Oct 2 (Reuters) - Football Australia on Sunday promised strong action against "anti-social behaviour" from supporters at the Australia Cup final after reports of fans making Nazi salutes and shouting over an Indigenous welcoming ceremony.
Australian media reported fans chanted and booed during the Welcome To Country ceremony at Western Sydney Stadium on Saturday, where over 16,000 attended as Macarthur FC recorded a 2-0 win over semi-professional side Sydney United 58
Pictures on social media appeared to show Nazi salutes being made by supporters of Sydney United 58, who were founded as Sydney Croatia in 1958 and were a powerhouse in the National Soccer League that preceded the formation of the A-League in 2004.
Football Australia condemned the actions of a "small minority of individuals" and said it had evicted eight people from the stadium.
"Football Australia is today assessing all footage and images available of certain individuals which are of concern to our organisation and the broader Australian football community, including the displaying of the 'Hitler salute'," the governing body said in a statement.
"Football Australia is working closely with the management of CommBank Stadium and New South Wales Police to determine strong and swift action on any identified anti-social behaviour, which may also be deemed as illegal in the state of NSW."
NSW Jewish Board of Deputies CEO Darren Bark called for fans who made Nazi salutes to be given lifetime bans.
"These vile symbols and salutes have no place in modern Australian society.
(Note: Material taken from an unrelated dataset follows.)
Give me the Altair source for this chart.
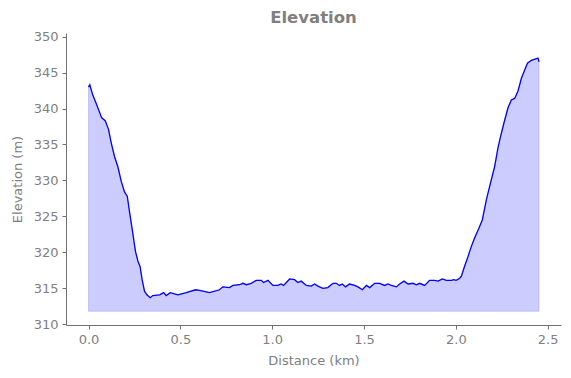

They represent the ultimate manifestation of evil," he said.
Sydney United said they were working closely with the authorities to conduct a full investigation.
"Sydney United 58 FC has zero tolerance towards any form of disrespect, racism or discrimination," the club said. "Those that do not align themselves with these values are not welcome at Sydney United 58 FC and their views will never be tolerated."
Former Australia defender Jade North, the first indigenous player to captain the Socceroos, said the behaviour was disrespectful.
"It is extremely disappointing that respect for the cultures and practices of Aboriginal and Torres Strait Islander Peoples is not met by some sections of Australian society today in the same spirit in which it is extended," said North, co-chair of Football Australia National Indigenous Advisory Group.
Professional Footballers Australia co-CEOs Beau Busch and Kathryn Gill said "universal values of fairness, respect and courage" had been "shattered".
"Our sport must now respond and the players are committed to playing an important role," Busch and Gill said in a statement. "An effective response will not be developed by focusing on whether or not these actions were inflicted by a minority."